Discovery of the 3-inch-by-1 1/2 -inch fossilized swatch of cloth was announced yesterday by the University of Chicago and Istanbul University. A team of archaeologists from the two universities found the cloth, woven from flax fibers, at the site of an ancient village they have been excavating jointly since 1964. The artifact now belongs to the Turkish national museum.
The cloth, wound by a prehistoric villager around a tool handle made of an animal antler, was found in 1988. Linda and Dr. Robert Braidwood of the University of Chicago's Oriental Institute had been waiting since then for confirmation that what they found was indeed a piece of cloth.
The Braidwoods, who have been working in Middle Eastern archaeological sites since the 1930s, are the acknowledged world leaders in the scholarly search for how humans progressed from caves to civilization.
Robert Braidwood, 85, said it took several years for the world's leading authority on ancient textiles, Gillian Vogelsang-Eastwood of the Netherlands' National Museum of Ethnology, to get to Turkey to study the haft. Her recent confirmation that the fossilized material is a piece of cloth prompted the announcement of the discovery.
"People learned to weave baskets first," Ms. Vogelsang-Eastwood said in a confirming report, "and then used those weaving techniques for cloth."
She said existence of the cloth shows people then had some sort of loom. It appears, she said, to have been produced by a primitive method of weaving on a simple frame over which vertical threads were stretched so that horizontal threads could be entwined with them.

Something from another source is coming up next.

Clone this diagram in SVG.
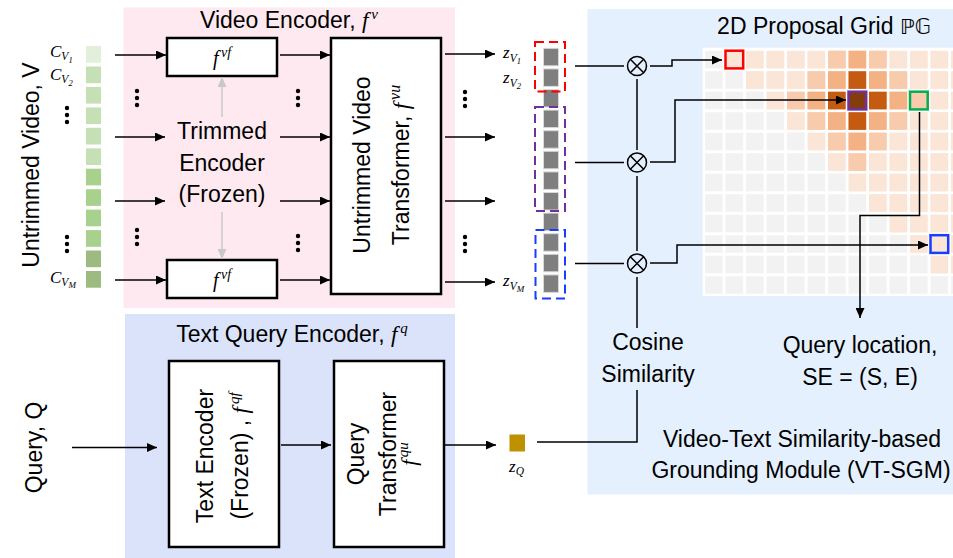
<svg xmlns="http://www.w3.org/2000/svg" width="953" height="558" viewBox="0 0 953 558">
<defs>
<style>
.t{font-family:"Liberation Sans",Arial,sans-serif;font-size:23px;fill:#000}
.m{font-family:"Liberation Serif","Times New Roman",serif;font-style:italic;fill:#000}
.ln{fill:none;stroke:#000;stroke-width:1.5}
.ar{fill:none;stroke:#000;stroke-width:1.5;marker-end:url(#ah)}
.ga{fill:none;stroke:#c8c8c8;stroke-width:1.5;marker-end:url(#gh)}
.box{fill:#fff;stroke:#000;stroke-width:2.5}
.emb{fill:#7f7f7f;stroke:#d9d9d9;stroke-width:1}
.m1{fill:#f8cbad}.m2{fill:#f4b183}.m3{fill:#c55a11}.m4{fill:#843c0c}
.f0{fill:#e2efda}.f1{fill:#c5e0b4}.f2{fill:#a9d18e}.f3{fill:#9dbb80}
.dash{fill:none;stroke-width:2;stroke-dasharray:9 5}
.hl{fill:none;stroke-width:2.5}
.ox{fill:none;stroke:#000;stroke-width:1.5}
</style>
<marker id="ah" viewBox="0 0 10 9" refX="10" refY="4.5" markerWidth="10" markerHeight="9" markerUnits="userSpaceOnUse" orient="auto"><path d="M0,0L10,4.5L0,9z" fill="#000"/></marker>
<marker id="gh" viewBox="0 0 10 9" refX="10" refY="4.5" markerWidth="10" markerHeight="9" markerUnits="userSpaceOnUse" orient="auto"><path d="M0,0L10,4.5L0,9z" fill="#c8c8c8"/></marker>
<pattern id="pg" x="705" y="50.7" width="20.5" height="20.5" patternUnits="userSpaceOnUse"><rect width="17.7" height="17.7" fill="#f2f2f2"/></pattern>
<pattern id="pp" x="705" y="50.7" width="20.5" height="20.5" patternUnits="userSpaceOnUse"><rect width="17.7" height="17.7" fill="#fbe5d6"/></pattern>
<g id="vd"><circle cx="0" cy="-7" r="2.2"/><circle cx="0" cy="0" r="2.2"/><circle cx="0" cy="7" r="2.2"/></g>
<rect id="cell" width="17.7" height="17.7"/>
<g id="otimes"><circle cx="0" cy="0" r="9.5" class="ox"/><path d="M-6.7,-6.7L6.7,6.7M6.7,-6.7L-6.7,6.7" class="ox"/></g>
</defs>

<rect width="953" height="558" fill="#fff"/>

<!-- panels -->
<g id="video-encoder-panel">
<rect x="123.5" y="7.5" width="331.5" height="300.5" fill="#fde9ef"/>
<text class="t" x="289" y="28" text-anchor="middle">Video Encoder, <tspan class="m" font-size="23">f</tspan><tspan class="m" font-size="15" dx="3" dy="-9">v</tspan></text>
</g>
<g id="text-query-encoder-panel">
<rect x="125" y="314" width="330" height="244" fill="#dae3fa"/>
<text class="t" x="292" y="342" text-anchor="middle">Text Query Encoder, <tspan class="m" font-size="23">f</tspan><tspan class="m" font-size="15" dx="3" dy="-9">q</tspan></text>
</g>
<g id="vt-sgm-panel">
<rect x="587.5" y="9" width="365.5" height="485.5" fill="#e4f0fd"/>
<text class="t" x="802" y="447" text-anchor="middle">Video-Text Similarity-based</text>
<text class="t" x="801" y="478" text-anchor="middle">Grounding Module (VT-SGM)</text>
</g>

<!-- untrimmed video input -->
<g id="untrimmed-video">
<text class="t" font-size="25" transform="translate(38.5,165) rotate(-90)" text-anchor="middle">Untrimmed Video, V</text>
<rect class="f0" x="86" y="46" width="15" height="16.7"/>
<rect class="f1" x="86" y="66.5" width="15" height="16.7"/>
<rect class="f1" x="86" y="86.9" width="15" height="16.7"/>
<rect class="f1" x="86" y="107.4" width="15" height="16.7"/>
<rect class="f1" x="86" y="127.8" width="15" height="16.7"/>
<rect class="f1" x="86" y="148.3" width="15" height="16.7"/>
<rect class="f2" x="86" y="168.7" width="15" height="16.7"/>
<rect class="f2" x="86" y="189.2" width="15" height="16.7"/>
<rect class="f2" x="86" y="209.6" width="15" height="16.7"/>
<rect class="f2" x="86" y="230.1" width="15" height="16.7"/>
<rect class="f3" x="86" y="250.5" width="15" height="16.7"/>
<rect class="f3" x="86" y="271" width="15" height="16.7"/>
<text class="m" x="50" y="57" font-size="17">C<tspan font-size="11.5" dy="3">V</tspan><tspan font-size="8.5" dy="2.5">1</tspan></text>
<text class="m" x="50" y="80" font-size="17">C<tspan font-size="11.5" dy="3">V</tspan><tspan font-size="8.5" dy="2.5">2</tspan></text>
<text class="m" x="50" y="283" font-size="17">C<tspan font-size="11.5" dy="3">V</tspan><tspan font-size="9" dy="1.5">M</tspan></text>
<use href="#vd" x="67" y="115"/>
<use href="#vd" x="67" y="244"/>
</g>

<!-- video encoder internals -->
<g id="f-vf-top">
<rect class="box" x="167" y="38" width="110" height="38"/>
<text class="m" x="222" y="65" font-size="20" text-anchor="middle">f<tspan font-size="14" dx="2.5" dy="-8">vf</tspan></text>
</g>
<g id="trimmed-encoder">
<text class="t" x="222" y="139" text-anchor="middle">Trimmed</text>
<text class="t" x="222" y="170.5" text-anchor="middle">Encoder</text>
<text class="t" x="222" y="201.5" text-anchor="middle">(Frozen)</text>
</g>
<g id="f-vf-bottom">
<rect class="box" x="167" y="260" width="110" height="38"/>
<text class="m" x="222" y="287" font-size="20" text-anchor="middle">f<tspan font-size="14" dx="2.5" dy="-8">vf</tspan></text>
</g>
<g id="untrimmed-video-transformer">
<rect class="box" x="331" y="38" width="110" height="256"/>
<text class="t" font-size="24" transform="translate(386,165) rotate(-90)" text-anchor="middle"><tspan x="0" y="-16">Untrimmed Video</tspan><tspan x="0" y="23">Transformer, <tspan class="m">f</tspan><tspan class="m" font-size="16" dx="3" dy="-9">vu</tspan></tspan></text>
</g>
<g id="dots">
<use href="#vd" x="137" y="98"/>
<use href="#vd" x="137" y="237"/>
<use href="#vd" x="298" y="98"/>
<use href="#vd" x="298" y="243"/>
<use href="#vd" x="465" y="99"/>
<use href="#vd" x="465" y="244"/>
</g>

<!-- video embeddings -->
<g id="video-embeddings">
<rect class="emb" x="543.5" y="48.3" width="15" height="17.5"/>
<rect class="emb" x="543.5" y="68.9" width="15" height="17.5"/>
<rect class="emb" x="543.5" y="89.5" width="15" height="17.5"/>
<rect class="emb" x="543.5" y="110.1" width="15" height="17.5"/>
<rect class="emb" x="543.5" y="130.7" width="15" height="17.5"/>
<rect class="emb" x="543.5" y="151.3" width="15" height="17.5"/>
<rect class="emb" x="543.5" y="171.9" width="15" height="17.5"/>
<rect class="emb" x="543.5" y="192.5" width="15" height="17.5"/>
<rect class="emb" x="543.5" y="213.1" width="15" height="17.5"/>
<rect class="emb" x="543.5" y="233.7" width="15" height="17.5"/>
<rect class="emb" x="543.5" y="254.3" width="15" height="17.5"/>
<rect class="emb" x="543.5" y="274.9" width="15" height="17.5"/>
<rect class="dash" stroke="#ff0000" x="535" y="42" width="30" height="49.5"/>
<rect class="dash" stroke="#7030a0" x="535" y="107" width="30" height="104"/>
<rect class="dash" stroke="#1a3cff" x="535.5" y="230" width="29.5" height="68.5"/>
<text class="m" x="503" y="58" font-size="17">z<tspan font-size="11.5" dy="4">V</tspan><tspan font-size="8.5" dy="2">1</tspan></text>
<text class="m" x="503" y="83" font-size="17">z<tspan font-size="11.5" dy="4">V</tspan><tspan font-size="8.5" dy="2">2</tspan></text>
<text class="m" x="503" y="286" font-size="17">z<tspan font-size="11.5" dy="4">V</tspan><tspan font-size="9" dy="1.5">M</tspan></text>
</g>

<!-- text branch -->
<g id="query-input">
<text class="t" transform="translate(42,447.5) rotate(-90)" text-anchor="middle">Query, Q</text>
</g>
<g id="text-encoder">
<rect class="box" x="169" y="361" width="110" height="186"/>
<text class="t" font-size="22" transform="translate(224,456) rotate(-90)" text-anchor="middle"><tspan x="0" y="-11">Text Encoder</tspan><tspan x="0" y="24">(Frozen) , <tspan class="m">f</tspan><tspan class="m" font-size="15" dx="3" dy="-9">qf</tspan></tspan></text>
</g>
<g id="query-transformer">
<rect class="box" x="334" y="361" width="110" height="186"/>
<text class="t" font-size="23" transform="translate(389,454) rotate(-90)" text-anchor="middle"><tspan x="0" y="-25">Query</tspan><tspan x="0" y="7">Transformer</tspan></text>
<text class="m" font-size="22" transform="translate(389,454) rotate(-90)" text-anchor="middle" x="0" y="27">f<tspan font-size="15" dx="2.5" dy="-8">qu</tspan></text>
</g>
<g id="z-q">
<rect x="509.5" y="434.5" width="15.5" height="17" fill="#bf9000"/>
<text class="m" x="509" y="472" font-size="17">z<tspan font-size="11.5" dy="3">Q</tspan></text>
</g>

<!-- grid -->
<g id="proposal-grid">
<text class="t" x="824" y="33.5" text-anchor="middle">2D Proposal Grid <tspan font-family="DejaVu Sans, sans-serif" font-size="21">ℙ𝔾</tspan></text>
<rect x="702.7" y="47.7" width="250.3" height="248.3" fill="#fff"/>
<rect x="705" y="50.7" width="248" height="245.3" fill="url(#pg)"/>
<polygon fill="url(#pp)" points="725.5,50.7 953,50.7 953,276.2 930.5,276.2 930.5,255.7 910,255.7 910,235.2 889.5,235.2 889.5,214.7 869,214.7 869,194.2 848.5,194.2 848.5,173.7 828,173.7 828,153.2 807.5,153.2 807.5,132.7 787,132.7 787,112.2 766.5,112.2 766.5,91.7 746,91.7 746,71.2 725.5,71.2"/>
<use href="#cell" class="m1" x="828" y="50.7"/>
<use href="#cell" class="m2" x="848.5" y="50.7"/>
<use href="#cell" class="m1" x="869" y="50.7"/>
<use href="#cell" class="m1" x="807.5" y="71.2"/>
<use href="#cell" class="m2" x="828" y="71.2"/>
<use href="#cell" class="m3" x="848.5" y="71.2"/>
<use href="#cell" class="m2" x="869" y="71.2"/>
<use href="#cell" class="m1" x="889.5" y="71.2"/>
<use href="#cell" class="m1" x="787" y="91.7"/>
<use href="#cell" class="m2" x="807.5" y="91.7"/>
<use href="#cell" class="m3" x="828" y="91.7"/>
<use href="#cell" class="m4" x="848.5" y="91.7"/>
<use href="#cell" class="m3" x="869" y="91.7"/>
<use href="#cell" class="m2" x="889.5" y="91.7"/>
<use href="#cell" class="m1" x="910" y="91.7"/>
<use href="#cell" class="m1" x="807.5" y="112.2"/>
<use href="#cell" class="m2" x="828" y="112.2"/>
<use href="#cell" class="m3" x="848.5" y="112.2"/>
<use href="#cell" class="m2" x="869" y="112.2"/>
<use href="#cell" class="m1" x="889.5" y="112.2"/>
<use href="#cell" class="m1" x="828" y="132.7"/>
<use href="#cell" class="m2" x="848.5" y="132.7"/>
<use href="#cell" class="m1" x="869" y="132.7"/>
<use href="#cell" class="m1" x="848.5" y="153.2"/>
<rect class="hl" stroke="#ff0000" x="725.5" y="50.7" width="17.7" height="17.7"/>
<rect class="hl" stroke="#7030a0" x="848.5" y="91.7" width="17.7" height="17.7"/>
<rect class="hl" stroke="#00b050" x="910" y="91.7" width="17.7" height="17.7"/>
<rect class="hl" stroke="#1a3cff" x="930.5" y="235.2" width="17.7" height="17.7"/>
</g>

<g id="otimes-1"><use href="#otimes" x="637" y="66"/></g>
<g id="otimes-2"><use href="#otimes" x="637" y="162.5"/></g>
<g id="otimes-3"><use href="#otimes" x="637" y="263.5"/></g>

<g id="cosine-similarity">
<text class="t" x="648" y="350" text-anchor="middle">Cosine</text>
<text class="t" x="648" y="382" text-anchor="middle">Similarity</text>
</g>
<g id="query-location">
<text class="t" x="860" y="353" text-anchor="middle">Query location,</text>
<text class="t" x="860" y="385" text-anchor="middle">SE = (S, E)</text>
</g>

<!-- connectors -->
<g id="connectors">
<path class="ar" d="M115,55H166"/>
<path class="ar" d="M115,137H165"/>
<path class="ar" d="M115,201H165"/>
<path class="ar" d="M115,280H166"/>
<path class="ar" d="M280,55H330"/>
<path class="ar" d="M280,137H330"/>
<path class="ar" d="M280,201H330"/>
<path class="ar" d="M280,280H330"/>
<path class="ar" d="M445,54H495"/>
<path class="ar" d="M445,137H495"/>
<path class="ar" d="M445,201H495"/>
<path class="ar" d="M445,282H495"/>
<path class="ga" d="M222,117V77"/>
<path class="ga" d="M222,212V259"/>
<path class="ln" d="M575,66H624"/>
<path class="ln" d="M575,162.5H624"/>
<path class="ln" d="M575,263.5H624"/>
<path class="ar" d="M650,66H672V60H722"/>
<path class="ar" d="M650,162H675V100H846"/>
<path class="ar" d="M650,263H677V245H928"/>
<path class="ar" d="M919.5,112V215.5H860V318"/>
<path class="ln" d="M637,79V150"/>
<path class="ln" d="M637,176V251"/>
<path class="ln" d="M637,277V328"/>
<path class="ln" d="M637,390V442H537"/>
<path class="ar" d="M72,447.5H157"/>
<path class="ar" d="M281,445H331"/>
<path class="ar" d="M444,445H496"/>
</g>
</svg>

The site at which the cloth was found is called Cayonu, an archaeological dig the Braidwoods began with Prof. Halet Cambel of Istanbul University in 1964. The ancient village had lain undiscovered for thousands of years under farm fields near the headwaters of the Tigris in eastern Turkey.
The fact that cave people began to collect in year-round villages such as the one at Cayonu was crucial to the subsequent appearance of civilization, Mr. Braidwood said. Villages enabled people to break society into divisions of labor, meaning not everybody had to farm and hunt for survival. That allowed the beginnings of technologies such as weaving, and, ultimately, the development of law, monarchies and the written word.
"We are guessing the shift from a hunting-gathering fashion of life to one dependent on domestication of plants and animals began 12,000 to 15,000 years ago."